El rescate de la Plaza de la República y de la Alameda fue una labor titánica que transformó la forma de vincularse de los habitantes con el centro de la ciudad. Estas intervenciones fueron parte del proyecto urbano para conmemorar el Bicentenario del inicio de la Independencia de México y el Centenario de la Revolución Mexicana. “Nos encontramos con una Alameda destruida, abandonada, mal utilizada y con una calle de Madero que no explotaba su potencial. Lo mejor era renovar los espacios públicos que dignificaran lo que había sucedido en la ciudad, durante 200 años.
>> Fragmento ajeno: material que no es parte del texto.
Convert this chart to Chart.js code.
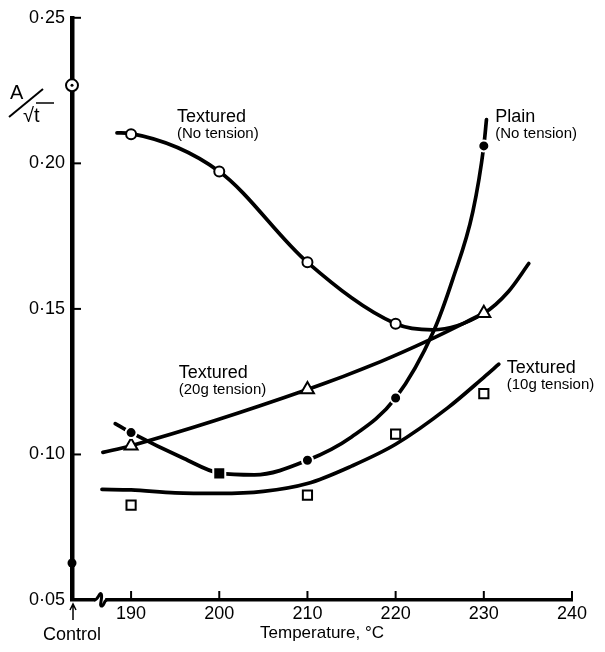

La idea no era rescatar nada más un monumento y una plaza, sino hacer una detonación urbana para mejorar una parte central de la ciudad”, nos cuenta.
Ahora, con estos dos kilómetros peatonales entre Insurgentes y el Zócalo capitalino se propicia una menor presencia de automóviles. “Se trata de unir barrios, de tejer la ciudad”, dice y está convencido de que a pie se goza más de la ciudad. Este hombre dice amar tanto a su país que por nada se marcharía de él; que disfruta de pasear en bicicleta por Chapultepec, por Reforma y por las mismas referencias que en su infancia lo motivaron a convertirse en el arquitecto tan relevante que es hoy en día.